Day After Zuccotti Raid, Few Occupy Wall Street Protesters Gathering In Park

Day After Zuccotti Raid, Few Occupy Wall Street Protesters Gathering In Park

On Wednesday afternoon, a day and a half after the city temporarily evicted protesters from Zuccotti Park, security and media were in large supply. What was largely missing were the occupiers themselves.

"Let's face it, it's depressing to come down here and see the park naked," said Michael Fix, a New York filmmaker and core protester with a long history of activism, as he surveyed the 80 or so protesters scattered around the mostly empty space. While protesters were allowed back in the park on Tuesday, they were barred from bringing tents or sleeping bags.

An older man with a blue striped umbrella approached Fix. "Excuse me," he asked, "do you know where everyone is?
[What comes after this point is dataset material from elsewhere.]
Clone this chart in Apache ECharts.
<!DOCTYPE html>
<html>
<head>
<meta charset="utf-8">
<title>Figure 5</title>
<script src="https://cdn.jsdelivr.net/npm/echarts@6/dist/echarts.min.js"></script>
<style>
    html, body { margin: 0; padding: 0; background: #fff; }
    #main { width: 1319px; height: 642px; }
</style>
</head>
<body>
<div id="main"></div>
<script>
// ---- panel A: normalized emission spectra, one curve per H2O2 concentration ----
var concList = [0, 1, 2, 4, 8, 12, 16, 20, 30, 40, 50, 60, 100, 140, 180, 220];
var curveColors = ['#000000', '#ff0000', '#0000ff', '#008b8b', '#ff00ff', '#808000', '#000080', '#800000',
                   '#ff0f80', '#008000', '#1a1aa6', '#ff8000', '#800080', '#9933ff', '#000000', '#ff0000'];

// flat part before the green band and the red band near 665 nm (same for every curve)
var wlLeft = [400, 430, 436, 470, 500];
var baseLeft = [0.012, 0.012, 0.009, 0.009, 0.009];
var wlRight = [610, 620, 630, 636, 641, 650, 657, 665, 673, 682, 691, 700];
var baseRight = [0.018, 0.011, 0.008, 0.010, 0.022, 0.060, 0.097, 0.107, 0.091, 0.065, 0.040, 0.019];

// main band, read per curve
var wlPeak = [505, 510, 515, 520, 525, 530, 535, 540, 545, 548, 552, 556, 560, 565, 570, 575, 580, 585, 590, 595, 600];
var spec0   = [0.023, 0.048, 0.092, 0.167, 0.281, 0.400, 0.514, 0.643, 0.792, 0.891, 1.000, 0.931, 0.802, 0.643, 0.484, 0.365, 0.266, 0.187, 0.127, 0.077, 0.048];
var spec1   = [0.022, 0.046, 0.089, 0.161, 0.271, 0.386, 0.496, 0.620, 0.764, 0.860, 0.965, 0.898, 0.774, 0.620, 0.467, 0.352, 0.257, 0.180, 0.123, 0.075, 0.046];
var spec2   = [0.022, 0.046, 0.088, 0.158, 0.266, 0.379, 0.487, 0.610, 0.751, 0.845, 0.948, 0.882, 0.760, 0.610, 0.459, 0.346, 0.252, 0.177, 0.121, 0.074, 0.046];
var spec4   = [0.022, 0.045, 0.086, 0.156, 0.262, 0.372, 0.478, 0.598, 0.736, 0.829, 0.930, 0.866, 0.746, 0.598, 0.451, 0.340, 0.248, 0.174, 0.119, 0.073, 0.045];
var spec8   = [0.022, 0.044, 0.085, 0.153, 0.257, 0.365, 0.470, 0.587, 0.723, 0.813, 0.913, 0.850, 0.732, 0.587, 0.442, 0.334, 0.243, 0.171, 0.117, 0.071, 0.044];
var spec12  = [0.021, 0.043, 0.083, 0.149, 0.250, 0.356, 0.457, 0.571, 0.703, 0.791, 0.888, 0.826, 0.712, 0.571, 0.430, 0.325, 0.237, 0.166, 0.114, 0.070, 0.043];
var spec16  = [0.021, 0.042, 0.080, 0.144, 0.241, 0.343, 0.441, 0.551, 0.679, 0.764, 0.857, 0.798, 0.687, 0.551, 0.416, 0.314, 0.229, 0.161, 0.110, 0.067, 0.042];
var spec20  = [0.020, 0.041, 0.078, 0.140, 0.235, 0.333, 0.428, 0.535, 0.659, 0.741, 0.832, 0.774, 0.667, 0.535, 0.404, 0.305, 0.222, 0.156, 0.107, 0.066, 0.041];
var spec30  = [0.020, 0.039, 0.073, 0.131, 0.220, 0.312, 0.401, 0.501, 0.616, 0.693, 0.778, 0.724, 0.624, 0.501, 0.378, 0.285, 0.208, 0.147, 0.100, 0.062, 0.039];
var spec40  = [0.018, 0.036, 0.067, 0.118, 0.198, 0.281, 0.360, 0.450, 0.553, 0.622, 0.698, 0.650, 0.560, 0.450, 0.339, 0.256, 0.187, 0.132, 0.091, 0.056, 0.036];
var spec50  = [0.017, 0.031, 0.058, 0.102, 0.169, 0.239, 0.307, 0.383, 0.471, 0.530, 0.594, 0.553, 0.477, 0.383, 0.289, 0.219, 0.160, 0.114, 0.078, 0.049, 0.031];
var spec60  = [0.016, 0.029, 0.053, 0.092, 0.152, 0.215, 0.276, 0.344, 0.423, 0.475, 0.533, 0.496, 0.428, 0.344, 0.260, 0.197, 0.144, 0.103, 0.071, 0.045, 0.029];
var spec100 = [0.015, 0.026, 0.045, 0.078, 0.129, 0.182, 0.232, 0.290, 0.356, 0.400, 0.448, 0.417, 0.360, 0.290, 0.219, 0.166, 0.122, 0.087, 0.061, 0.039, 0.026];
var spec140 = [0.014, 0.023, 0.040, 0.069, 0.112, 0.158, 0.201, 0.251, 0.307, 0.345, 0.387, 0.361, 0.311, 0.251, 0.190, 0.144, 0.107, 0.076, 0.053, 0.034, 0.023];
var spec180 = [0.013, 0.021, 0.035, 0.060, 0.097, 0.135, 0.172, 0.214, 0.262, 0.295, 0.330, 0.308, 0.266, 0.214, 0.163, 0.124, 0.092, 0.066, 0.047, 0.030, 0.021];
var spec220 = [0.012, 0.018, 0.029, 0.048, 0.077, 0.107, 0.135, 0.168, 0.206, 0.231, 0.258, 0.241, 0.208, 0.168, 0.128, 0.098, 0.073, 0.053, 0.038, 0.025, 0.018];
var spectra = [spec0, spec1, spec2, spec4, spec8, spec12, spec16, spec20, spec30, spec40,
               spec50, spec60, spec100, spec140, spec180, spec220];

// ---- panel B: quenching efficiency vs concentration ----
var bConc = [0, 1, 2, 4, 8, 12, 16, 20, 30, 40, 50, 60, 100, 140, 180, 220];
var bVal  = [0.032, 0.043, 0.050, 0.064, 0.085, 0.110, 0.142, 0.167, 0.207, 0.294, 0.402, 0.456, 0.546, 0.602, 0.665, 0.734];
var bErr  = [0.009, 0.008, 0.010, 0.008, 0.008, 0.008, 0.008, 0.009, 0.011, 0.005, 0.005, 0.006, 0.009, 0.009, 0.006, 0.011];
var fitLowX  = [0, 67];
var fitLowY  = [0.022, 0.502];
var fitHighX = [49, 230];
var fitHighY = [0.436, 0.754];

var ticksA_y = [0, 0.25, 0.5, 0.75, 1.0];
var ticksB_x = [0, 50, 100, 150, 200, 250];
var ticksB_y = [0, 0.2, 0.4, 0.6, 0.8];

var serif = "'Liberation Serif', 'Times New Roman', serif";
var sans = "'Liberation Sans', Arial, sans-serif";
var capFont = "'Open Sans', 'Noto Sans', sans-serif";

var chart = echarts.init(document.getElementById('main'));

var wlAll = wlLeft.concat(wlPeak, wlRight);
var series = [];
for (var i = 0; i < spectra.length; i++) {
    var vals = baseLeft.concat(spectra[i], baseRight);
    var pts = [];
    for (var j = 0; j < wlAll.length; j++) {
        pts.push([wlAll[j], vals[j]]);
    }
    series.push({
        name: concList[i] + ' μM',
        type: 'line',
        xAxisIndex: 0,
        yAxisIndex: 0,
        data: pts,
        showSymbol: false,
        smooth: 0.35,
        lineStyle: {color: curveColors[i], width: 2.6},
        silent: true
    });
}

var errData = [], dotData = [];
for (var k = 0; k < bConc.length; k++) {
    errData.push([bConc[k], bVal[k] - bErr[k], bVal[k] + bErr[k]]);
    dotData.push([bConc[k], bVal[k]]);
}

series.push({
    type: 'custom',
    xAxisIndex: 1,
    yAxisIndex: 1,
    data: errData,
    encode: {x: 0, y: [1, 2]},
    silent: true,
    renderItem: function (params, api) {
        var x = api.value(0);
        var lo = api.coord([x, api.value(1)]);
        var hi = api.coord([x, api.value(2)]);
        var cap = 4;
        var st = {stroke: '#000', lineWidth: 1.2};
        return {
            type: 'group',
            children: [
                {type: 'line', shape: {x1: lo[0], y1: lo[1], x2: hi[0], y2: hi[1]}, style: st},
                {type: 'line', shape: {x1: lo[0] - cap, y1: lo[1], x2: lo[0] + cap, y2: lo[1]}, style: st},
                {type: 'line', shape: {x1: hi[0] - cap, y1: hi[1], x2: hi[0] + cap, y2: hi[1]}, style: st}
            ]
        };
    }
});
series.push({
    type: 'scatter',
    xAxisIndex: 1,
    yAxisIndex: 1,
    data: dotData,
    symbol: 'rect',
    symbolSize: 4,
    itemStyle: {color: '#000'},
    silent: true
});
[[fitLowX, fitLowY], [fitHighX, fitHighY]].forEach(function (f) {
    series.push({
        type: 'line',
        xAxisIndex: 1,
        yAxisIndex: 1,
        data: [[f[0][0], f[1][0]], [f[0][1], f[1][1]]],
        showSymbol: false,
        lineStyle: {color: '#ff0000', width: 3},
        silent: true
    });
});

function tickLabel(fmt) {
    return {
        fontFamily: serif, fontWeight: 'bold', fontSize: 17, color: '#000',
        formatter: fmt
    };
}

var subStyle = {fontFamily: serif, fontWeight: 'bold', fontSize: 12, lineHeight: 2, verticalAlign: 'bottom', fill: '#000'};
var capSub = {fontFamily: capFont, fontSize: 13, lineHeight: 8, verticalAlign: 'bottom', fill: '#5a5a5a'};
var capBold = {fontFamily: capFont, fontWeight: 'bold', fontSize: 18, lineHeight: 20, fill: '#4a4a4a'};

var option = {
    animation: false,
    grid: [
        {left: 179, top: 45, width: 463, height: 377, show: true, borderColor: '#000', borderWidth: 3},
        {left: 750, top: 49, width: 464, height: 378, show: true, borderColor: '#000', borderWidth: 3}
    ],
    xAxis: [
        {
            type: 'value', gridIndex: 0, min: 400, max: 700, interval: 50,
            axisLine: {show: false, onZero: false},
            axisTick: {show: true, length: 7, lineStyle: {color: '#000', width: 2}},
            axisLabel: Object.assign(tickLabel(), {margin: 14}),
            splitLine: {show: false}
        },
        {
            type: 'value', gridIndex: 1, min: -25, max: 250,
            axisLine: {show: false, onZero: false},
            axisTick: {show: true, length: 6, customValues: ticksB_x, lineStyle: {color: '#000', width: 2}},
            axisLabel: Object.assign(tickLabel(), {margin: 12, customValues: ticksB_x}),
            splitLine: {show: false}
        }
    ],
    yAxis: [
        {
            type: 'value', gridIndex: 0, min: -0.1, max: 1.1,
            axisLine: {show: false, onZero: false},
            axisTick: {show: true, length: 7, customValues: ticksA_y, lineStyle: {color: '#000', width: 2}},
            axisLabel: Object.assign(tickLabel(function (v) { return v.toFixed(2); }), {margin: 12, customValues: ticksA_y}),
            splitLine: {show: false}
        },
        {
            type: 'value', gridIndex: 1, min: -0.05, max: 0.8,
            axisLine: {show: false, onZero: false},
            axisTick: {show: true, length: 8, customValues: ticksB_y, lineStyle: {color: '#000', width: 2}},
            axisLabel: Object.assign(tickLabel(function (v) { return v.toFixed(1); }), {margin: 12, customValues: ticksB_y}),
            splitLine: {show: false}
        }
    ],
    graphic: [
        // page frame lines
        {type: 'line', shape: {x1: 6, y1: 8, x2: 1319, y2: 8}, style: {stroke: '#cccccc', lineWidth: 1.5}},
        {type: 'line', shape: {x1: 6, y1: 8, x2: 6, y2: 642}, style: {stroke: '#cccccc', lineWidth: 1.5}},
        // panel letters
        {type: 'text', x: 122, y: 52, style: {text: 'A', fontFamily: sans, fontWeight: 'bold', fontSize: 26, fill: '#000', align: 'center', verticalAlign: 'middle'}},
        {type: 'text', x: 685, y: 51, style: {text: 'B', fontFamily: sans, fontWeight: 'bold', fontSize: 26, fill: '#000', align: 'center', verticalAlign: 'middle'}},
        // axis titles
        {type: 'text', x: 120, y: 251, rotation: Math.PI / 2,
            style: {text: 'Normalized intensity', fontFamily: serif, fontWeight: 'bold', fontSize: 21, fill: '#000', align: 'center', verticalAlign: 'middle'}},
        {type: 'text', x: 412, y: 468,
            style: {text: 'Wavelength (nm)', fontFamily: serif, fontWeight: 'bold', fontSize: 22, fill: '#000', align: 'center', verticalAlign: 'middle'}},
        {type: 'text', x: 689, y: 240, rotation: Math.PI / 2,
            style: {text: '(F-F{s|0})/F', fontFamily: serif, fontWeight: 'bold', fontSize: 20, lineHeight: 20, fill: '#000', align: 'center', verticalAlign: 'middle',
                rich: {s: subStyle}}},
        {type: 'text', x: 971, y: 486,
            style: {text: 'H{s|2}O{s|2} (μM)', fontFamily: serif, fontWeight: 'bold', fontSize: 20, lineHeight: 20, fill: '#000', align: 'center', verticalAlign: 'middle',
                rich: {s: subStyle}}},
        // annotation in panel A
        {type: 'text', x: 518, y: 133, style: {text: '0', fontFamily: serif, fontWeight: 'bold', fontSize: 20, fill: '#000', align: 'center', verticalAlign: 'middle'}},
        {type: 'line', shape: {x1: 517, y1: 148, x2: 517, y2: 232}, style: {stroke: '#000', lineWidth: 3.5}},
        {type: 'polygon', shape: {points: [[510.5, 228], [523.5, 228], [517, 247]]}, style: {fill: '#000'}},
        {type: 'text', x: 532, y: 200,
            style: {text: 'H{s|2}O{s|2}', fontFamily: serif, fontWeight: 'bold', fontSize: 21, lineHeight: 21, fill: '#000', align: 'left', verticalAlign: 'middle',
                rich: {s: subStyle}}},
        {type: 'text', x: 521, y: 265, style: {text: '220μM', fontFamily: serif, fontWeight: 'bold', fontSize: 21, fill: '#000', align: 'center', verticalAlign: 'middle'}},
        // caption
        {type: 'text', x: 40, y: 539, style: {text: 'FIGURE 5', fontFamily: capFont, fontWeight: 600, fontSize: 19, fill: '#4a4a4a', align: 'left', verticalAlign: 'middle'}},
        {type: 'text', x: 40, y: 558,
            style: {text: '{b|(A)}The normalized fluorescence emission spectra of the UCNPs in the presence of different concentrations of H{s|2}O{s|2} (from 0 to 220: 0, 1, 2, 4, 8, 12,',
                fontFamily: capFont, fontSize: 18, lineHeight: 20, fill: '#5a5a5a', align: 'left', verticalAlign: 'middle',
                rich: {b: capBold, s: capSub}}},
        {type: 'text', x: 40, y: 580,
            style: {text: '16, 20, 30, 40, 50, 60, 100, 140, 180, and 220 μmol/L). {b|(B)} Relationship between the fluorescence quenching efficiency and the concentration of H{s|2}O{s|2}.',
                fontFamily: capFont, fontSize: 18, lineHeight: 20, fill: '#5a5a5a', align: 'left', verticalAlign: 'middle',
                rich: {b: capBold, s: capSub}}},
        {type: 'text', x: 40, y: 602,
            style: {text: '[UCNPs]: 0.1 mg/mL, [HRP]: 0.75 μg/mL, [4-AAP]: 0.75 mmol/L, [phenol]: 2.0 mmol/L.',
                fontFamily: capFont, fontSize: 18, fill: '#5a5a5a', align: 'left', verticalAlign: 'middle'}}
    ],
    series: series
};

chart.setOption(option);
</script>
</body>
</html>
There's no meetings or anything?"

Fix shrugged. "A lot of people are feeling shell shocked," he told the man. "People are sleeping." Fix, like many protesters surveyed, said he had only slept six hours since the pre-dawn raid on the park.

For both protesters and observers, questions about the near future outweigh answers right now. Without a geographic center, will people still be able to effectively organize? Without a place to sleep, will the crowd disperse? Will the occupiers retake the park or another space? And if they do not, will the loss of Zuccotti -- the birthplace of the movement -- prove to be a mortal blow or a temporary obstacle that, in the end, may strengthen the protest instead of breaking it?
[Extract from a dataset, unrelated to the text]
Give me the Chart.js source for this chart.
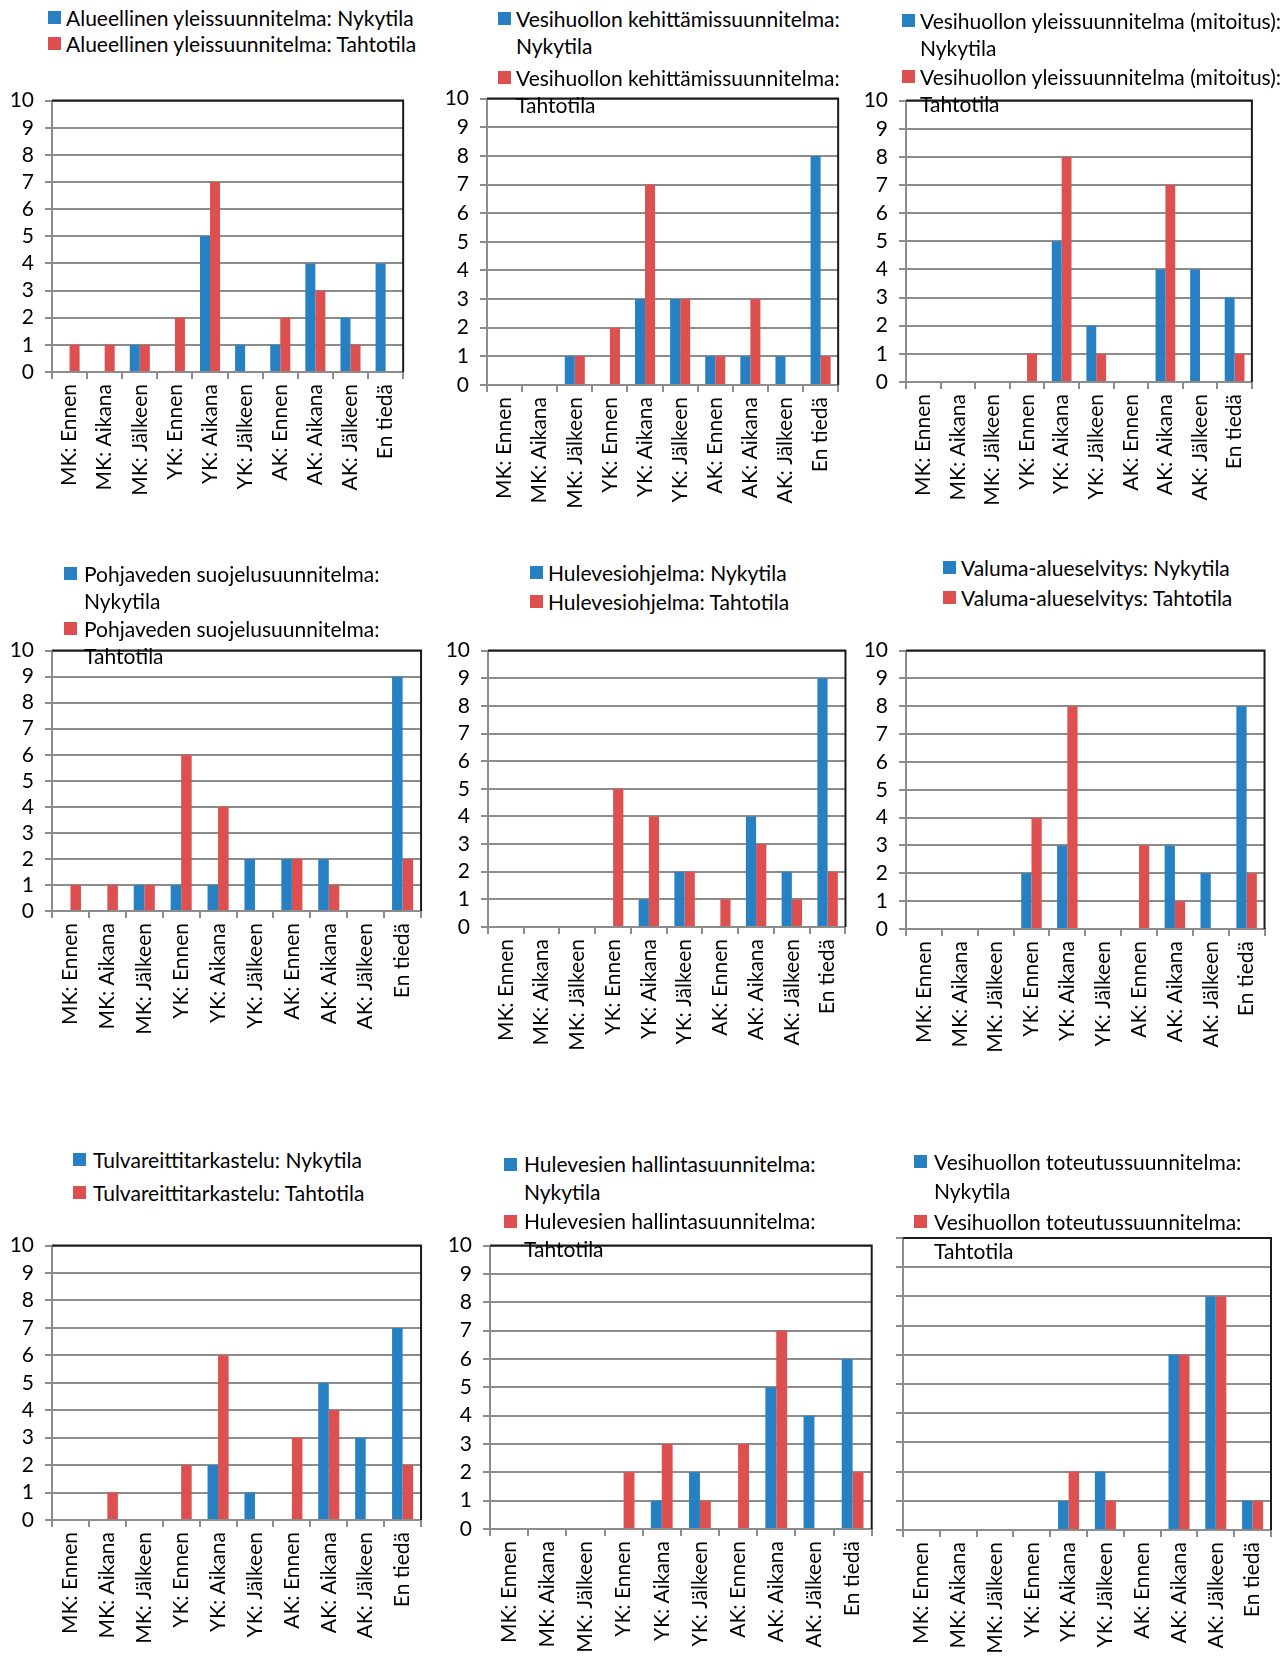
<!DOCTYPE html>
<html><head><meta charset="utf-8">
<script src="https://cdn.jsdelivr.net/npm/chart.js@4/dist/chart.umd.min.js"></script>
<style>
html,body{margin:0;padding:0;background:#fff;width:1288px;height:1662px;overflow:hidden;position:relative;font-family:Lato,'Open Sans',sans-serif;}
canvas{position:absolute;}
.lg{position:absolute;font-size:21px;color:#000;white-space:nowrap;z-index:2;}
.sq{position:absolute;width:13px;height:13px;z-index:2;}
</style></head><body>
<script>
// ---- data ----
const categories = ['MK: Ennen','MK: Aikana','MK: Jälkeen','YK: Ennen','YK: Aikana','YK: Jälkeen','AK: Ennen','AK: Aikana','AK: Jälkeen','En tiedä'];
const stateLabels = ['Nykytila','Tahtotila'];
const planNames = ['Alueellinen yleissuunnitelma','Vesihuollon kehittämissuunnitelma','Vesihuollon yleissuunnitelma (mitoitus)','Pohjaveden suojelusuunnitelma','Hulevesiohjelma','Valuma-alueselvitys','Tulvareittitarkastelu','Hulevesien hallintasuunnitelma','Vesihuollon toteutussuunnitelma'];

const alueellinenNyky   = [0,0,1,0,5,1,1,4,2,4];
const alueellinenTahto  = [1,1,1,2,7,0,2,3,1,0];
const kehittamisNyky    = [0,0,1,0,3,3,1,1,1,8];
const kehittamisTahto   = [0,0,1,2,7,3,1,3,0,1];
const mitoitusNyky      = [0,0,0,0,5,2,0,4,4,3];
const mitoitusTahto     = [0,0,0,1,8,1,0,7,0,1];
const pohjavesiNyky     = [0,0,1,1,1,2,2,2,0,9];
const pohjavesiTahto    = [1,1,1,6,4,0,2,1,0,2];
const hulevesiohjNyky   = [0,0,0,0,1,2,0,4,2,9];
const hulevesiohjTahto  = [0,0,0,5,4,2,1,3,1,2];
const valumaNyky        = [0,0,0,2,3,0,0,3,2,8];
const valumaTahto       = [0,0,0,4,8,0,3,1,0,2];
const tulvaNyky         = [0,0,0,0,2,1,0,5,3,7];
const tulvaTahto        = [0,1,0,2,6,0,3,4,0,2];
const hallintaNyky      = [0,0,0,0,1,2,0,5,4,6];
const hallintaTahto     = [0,0,0,2,3,1,3,7,0,2];
const toteutusNyky      = [0,0,0,0,1,2,0,6,8,1];
const toteutusTahto     = [0,0,0,0,2,1,0,6,8,1];

const seriesNyky  = [alueellinenNyky,kehittamisNyky,mitoitusNyky,pohjavesiNyky,hulevesiohjNyky,valumaNyky,tulvaNyky,hallintaNyky,toteutusNyky];
const seriesTahto = [alueellinenTahto,kehittamisTahto,mitoitusTahto,pohjavesiTahto,hulevesiohjTahto,valumaTahto,tulvaTahto,hallintaTahto,toteutusTahto];

// ---- layout (plot area L,T,R,B; legend square x, text x, entry centers, line height, wrap, y labels) ----
const layouts = [
 {L:52, T:93,  R:412, B:372, sq:48,  tx:66,  ent:[17,43],     lh:27, wrap:false, ylab:true},
 {L:487,T:91,  R:847, B:385, sq:498, tx:516, ent:[18,77],     lh:27, wrap:true,  ylab:true},
 {L:906,T:93,  R:1261,B:382, sq:902, tx:920, ent:[20,76],     lh:27, wrap:true,  ylab:true},
 {L:52, T:643, R:429, B:911, sq:64,  tx:84,  ent:[573,628],   lh:27, wrap:true,  ylab:true},
 {L:488,T:643, R:854, B:927, sq:530, tx:548, ent:[572,601],   lh:27, wrap:false, ylab:true},
 {L:906,T:643, R:1273,B:929, sq:943, tx:961, ent:[567,597],   lh:27, wrap:false, ylab:true},
 {L:52, T:1238,R:429, B:1520,sq:73,  tx:93,  ent:[1159,1192], lh:27, wrap:false, ylab:true},
 {L:490,T:1238,R:879, B:1529,sq:504, tx:524, ent:[1164,1221], lh:28, wrap:true,  ylab:true},
 {L:903,T:1238,R:1279,B:1530,sq:914, tx:934, ent:[1161,1221], lh:29, wrap:true,  ylab:false}
];

const BLUE='#2680C2', RED='#DE5050', GRID='#8C8C8C', FRAME='#1A1A1A';
const YW=50, PT=16, PR=4, XH=140;

const framePlugin = {
  id:'frame',
  beforeDatasetsDraw(chart){
    const a=chart.chartArea, c=chart.ctx;
    c.save(); c.strokeStyle=FRAME; c.lineWidth=2;
    c.beginPath(); c.moveTo(a.left, a.top); c.lineTo(a.right, a.top); c.lineTo(a.right, a.bottom); c.stroke();
    c.restore();
  }
};

function build(){
  Chart.defaults.font.family = "Lato, 'Open Sans', sans-serif";
  Chart.defaults.font.size = 21;
  Chart.defaults.color = '#000';
  planNames.forEach((name,i)=>{
    const g = layouts[i];
    const cv = document.createElement('canvas');
    const w = (g.R-g.L)+YW+PR, h = PT+(g.B-g.T)+XH;
    cv.width=w; cv.height=h;
    cv.style.left=(g.L-YW)+'px'; cv.style.top=(g.T-PT)+'px';
    cv.style.width=w+'px'; cv.style.height=h+'px';
    document.body.appendChild(cv);
    const labels=[name+': '+stateLabels[0], name+': '+stateLabels[1]];
    new Chart(cv,{
      type:'bar',
      data:{labels:categories, datasets:[
        {label:labels[0], data:seriesNyky[i], backgroundColor:BLUE, borderWidth:0, categoryPercentage:0.571, barPercentage:1},
        {label:labels[1], data:seriesTahto[i], backgroundColor:RED, borderWidth:0, categoryPercentage:0.571, barPercentage:1}
      ]},
      options:{
        responsive:false, animation:false, devicePixelRatio:1,
        layout:{padding:{top:PT,right:PR,left:0,bottom:0}},
        plugins:{legend:{display:false}, tooltip:{enabled:false}},
        scales:{
          x:{offset:true,
             grid:{offset:true, drawOnChartArea:false, drawTicks:true, tickLength:7, color:GRID, lineWidth:2},
             border:{color:GRID, width:2},
             ticks:{minRotation:90, maxRotation:90, autoSkip:false, padding:5, color:'#000', font:{size:21}},
             afterFit:s=>{s.height=XH;}},
          y:{min:0, max:10,
             ticks:{stepSize:1, autoSkip:false, padding:11, display:g.ylab, color:'#000', font:{size:21}},
             grid:{color:GRID, lineWidth:2, tickLength:7, drawTicks:true},
             border:{color:GRID, width:2},
             afterFit:s=>{s.width=YW;}}
        }
      },
      plugins:[framePlugin]
    });
    // HTML legend
    [BLUE,RED].forEach((col,k)=>{
      const cy=g.ent[k];
      const sq=document.createElement('div'); sq.className='sq';
      sq.style.background=col; sq.style.left=g.sq+'px'; sq.style.top=(cy-6.5)+'px';
      document.body.appendChild(sq);
      const d=document.createElement('div'); d.className='lg';
      d.style.left=g.tx+'px'; d.style.top=(cy-g.lh/2)+'px'; d.style.lineHeight=g.lh+'px';
      if(g.wrap){
        d.appendChild(document.createTextNode(name+':'));
        d.appendChild(document.createElement('br'));
        d.appendChild(document.createTextNode(stateLabels[k]));
      } else {
        d.textContent=labels[k];
      }
      document.body.appendChild(d);
    });
  });
}
if(document.fonts && document.fonts.load){
  document.fonts.load("21px Lato").then(build, build);
} else build();
</script>
</body></html>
On Wednesday afternoon, one thing was evident: whatever the future holds, the movement on this rainy afternoon was not in Zuccotti Park. Protesters stood in small groups talking, a few held signs. A man wearing a soaking leather jacket stood on the north side, where the information hub of the park once stood, and shouted with a hoarse voice to a group of about 20 that occupiers should not be restricted from using sound amplification -- an issue protesters have tried to work around to varying degrees of success. The crowd drifted away.

"People are warn out," Fix said. The raid was particularly hard, he added, on people new to organizing. "If you haven't been involved in movement building before, this is a devastating blow."

Tuesday night, an estimated 1,000 protesters streamed past a heavy police presence and through one of the two gaps in the metal barricades that now encircle the park to hold one of the largest General Assemblies -- the occupy movement's evening meeting -- yet. The discussion was forward looking: the future of Occupy Wall Street, sleeping arrangements, plans for the two-month anniversary day of action planned for Thursday.

Many occupiers said that Wednesday's diminished public presence was the calm between two storms. But many also acknowledged that beyond Thursday's rally, the future remains unclear.

"Tomorrow is a huge day, so everyone is saving energy," said protester Max Bean, 29. He lives in New York City, and spent the day catching up on sleep and working from home. "But tomorrow is just an action day, not the future of the movement. I think we don't know where we're headed next."

At 60 Wall Street, an open atrium that has served as a central off-site meeting place for working groups (committees focused around issues related to the movement), there was also a radically diminished Occupy Wall Street presence. Before the raid, dozens of occupiers met daily around circular tables, amid potted plants to discuss everything from security issues in the park to alternative currencies. But on Wednesday around noon, only one table was devoted to the occupation.

Eight members of the mobile occupation working group -- one of several groups devoted to inter-occupation communication and outreach -- met to discuss a long-planned road trip from New York City to Florida, with 11 stops at occupations along the way.

The night of the raid, Charlie Gonzales, 31, had just finished and submitted his new proposal for the month-long trip. The mobile occupiers had not yet had time to read it. As protesters trickled into the space, they approached the group, hoping for more information about what was going on.

"When you sit here, you become an information booth," Gonzales said. "But we don't know where anyone is. If you find out, let us know."

Now that Zuccotti Park has been cleared, "there's a big push for inter-occupation communication," said Kelly Fragale, a member of the group.

Whether they'll be able to get funding approved by the General Assembly as previously planned remains unclear. But members of the group did not seem worried.

"Even if we just went tomorrow without any funding, without the GA's vote, we'd still be able to get a lot done," said Gonazales, an MIT trained mechanical engineer and owner of the trip bus, which runs on vegetable oil. "This isn't the end, it's really just the beginning."

Many expert observers agree that, despite Wednesday's weak showing, the movement is not grinding to a halt after Tuesday's raid.

"This thing has not played itself out by a long stretch," said Jeff Goodwin, a sociology professor at NYU who specializes in social movements and has been involved in a variety of Occupy Wall Street working groups and endeavors. Thursday's planned day of action, Goodwin said, will be one good test. Whether the protesters will find a new space to camp out in will be another.

"Movements that have accomplished something certainly have shown a capacity to bounce back from repression far worse than this and setbacks far far worse than what we've seen," Goodwin said. "There will come a point when some impatience starts to creep in, but that moment is not now. This has got a long life a head of it."